Closure is an important concept in mathematics, and is deceptively simple. If you have a set of things and some operation acting on those things, then the closure of your set is the smallest set that contains your original set along with everything that operation gives you.
The words get in the way, though, so let's consider an example. If you have the numbers zero and one, then their closure under addition would be all positive integers. Why? Because you can get to any positive integer by adding one to itself over and over. For instance, 2 is in the closure, since addition produces 2 from our set: 1 + 1 = 2. By the same argument, 3 is in the closure since 1 + 2 = 3, and since 2 must be in our closure.
We say that this set is the closure of our original set since it is the smallest set which is, well, closed. If, in our previous example, we omitted the number 2, our set wouldn't be closed any more, since addition could take us outside of the set.
As of late, however, the way that mathematicians use the word closure has started to be seen well outside of mathematics. Witness the rise of "epistemic closure" (closely related to deductive closure) as a useful term in political science. The word finds much use even outside of mathematics, as it gets to the heart of a very powerful technique in rational thinking: asking what, given some tool, one can produce. In epistemic closure, the tool is reasoning itself, while in our more pedestrian example, our tool was basic addition. In both cases, however, what remains is the use of closure as a mechanism for understanding and characterizing an operation.

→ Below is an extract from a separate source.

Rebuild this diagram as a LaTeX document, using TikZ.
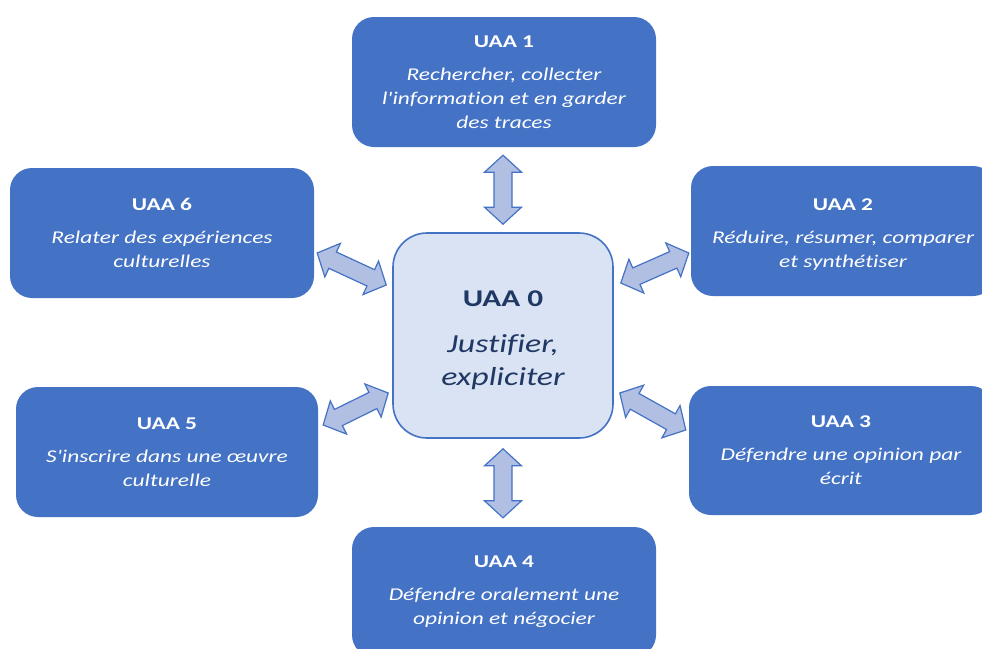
\documentclass[tikz,border=0pt]{standalone}
\usepackage{fontspec}
\usetikzlibrary{calc}
\newfontfamily\calf[FakeStretch=1.3,Ligatures=NoCommon]{Carlito}
\definecolor{boxblue}{HTML}{4472C4}
\definecolor{centerfill}{HTML}{DAE3F3}
\definecolor{arrfill}{HTML}{B1BFE2}
\definecolor{navy}{HTML}{1F3864}
\newcommand\blockarrow[2]{%
  \coordinate (ba-a) at (#1); \coordinate (ba-b) at (#2);
  \coordinate (ba-h1) at ($(ba-a)!17pt!(ba-b)$);
  \coordinate (ba-h2) at ($(ba-b)!17pt!(ba-a)$);
  \draw[blockarr] (ba-a) -- ($(ba-h1)!18.5pt!90:(ba-b)$) -- ($(ba-h1)!9pt!90:(ba-b)$)
    -- ($(ba-h2)!9pt!-90:(ba-a)$) -- ($(ba-h2)!18.5pt!-90:(ba-a)$) -- (ba-b)
    -- ($(ba-h2)!18.5pt!90:(ba-a)$) -- ($(ba-h2)!9pt!90:(ba-a)$)
    -- ($(ba-h1)!9pt!-90:(ba-b)$) -- ($(ba-h1)!18.5pt!-90:(ba-b)$) -- cycle;}
\tikzset{
  uaa/.style={rectangle, rounded corners=22pt, fill=boxblue, text=white,
    minimum width=304pt, minimum height=130pt, inner sep=0pt, align=center,
    font=\calf\fontsize{18}{24}\selectfont\itshape},
  centerbox/.style={rectangle, rounded corners=34pt, fill=centerfill, draw=boxblue,
    line width=1.6pt, text=navy, minimum width=220pt, minimum height=205pt,
    inner sep=0pt, align=center, font=\calf\fontsize{26}{31}\selectfont\itshape},
  blockarr/.style={draw=boxblue, fill=arrfill, line width=1.2pt, line join=miter}
}
\begin{document}
\begin{tikzpicture}[x=1pt,y=-1pt]
\useasboundingbox (0,0) rectangle (982,648);
\fill[white] (0,0) rectangle (982,648);
\node[uaa] (u1) at (504,82) {{\upshape\bfseries UAA 1}\\[9pt]Rechercher, collecter\\l'information et en garder\\des traces};
\node[uaa] (u6) at (162,233) {{\upshape\bfseries UAA 6}\\[9pt]Relater des expériences\\culturelles};
\node[uaa] (u2) at (843,231) {\rule{0pt}{18pt}{\upshape\bfseries UAA 2}\\[9pt]Réduire, résumer, comparer\\et synthétiser};
\node[centerbox] (u0) at (503,335.5) {\rule{0pt}{26pt}{\upshape\bfseries\fontsize{24}{31}\selectfont UAA 0}\\[15pt]Justifier,\\[2pt]expliciter};
\node[uaa, minimum width=302pt] (u5) at (167,452) {{\upshape\bfseries UAA 5}\\[9pt]S'inscrire dans une œuvre\\culturelle};
\node[uaa, minimum height=129pt] (u3) at (841,450.5) {{\upshape\bfseries UAA 3}\\[9pt]Défendre une opinion par\\écrit};
\node[uaa] (u4) at (504,592) {{\upshape\bfseries UAA 4}\\[9pt]Défendre oralement une\\opinion et négocier};
\blockarrow{$(u1.south)+(-1,8)$}{$(u0.north)+(0,-8)$}
\blockarrow{$(u0.south)+(0,10)$}{$(u4.north)+(-1,-9)$}
\blockarrow{$(u6.east)+(3,20)$}{$(u0.west)+(-6,-50.5)$}
\blockarrow{$(u0.east)+(7,-52.5)$}{$(u2.west)+(-2,22)$}
\blockarrow{$(u5.east)+(5,-27)$}{$(u0.west)+(-4,57.5)$}
\blockarrow{$(u0.east)+(6,57.5)$}{$(u3.west)+(-3,-20.5)$}
\end{tikzpicture}
\end{document}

In the spirit, then, of exploring closure, I'd like to bring some much needed closure forward. Specifically, I'd like to consider a kind of causal closure. If we consider some set of events which may or may not be causally related, we can for any specific event ask what events may be caused and what other events may cause it. Both of these are a kind of operation; extrapolating both directions in time to understand the causal structure of your set of events. The causal closure, then, of a set of events is the full set of events which caused the original set, along with the full set of effects caused by these events.
Luckily, we already have a term for this kind of causal closure. What we mean when we say that two events are causally related is that they lie within the same universe, so that the universe can be thought of as the set of all events which are causally related to an event representing our powers of observation. Under this realization, if A causes B, then A cannot be in a different universe than B.
All this is well and good, but why do I bring it up now? In a recent post, I asserted that religious claims were of a material nature, and thus amenable to the methods of science. That this is the case can be easily seen by invoking a principle of causal closure; if religious claims include any causal relation to the material universe, then they must, by closure, be entirely about the material universe. Of course, that alone does not mean that such claims are subject to scientific understanding, but that is an argument I have made before and don't wish to repeat here. Rather, my intent was simply to bring some much needed closure to bear on an argument that has gone on too long.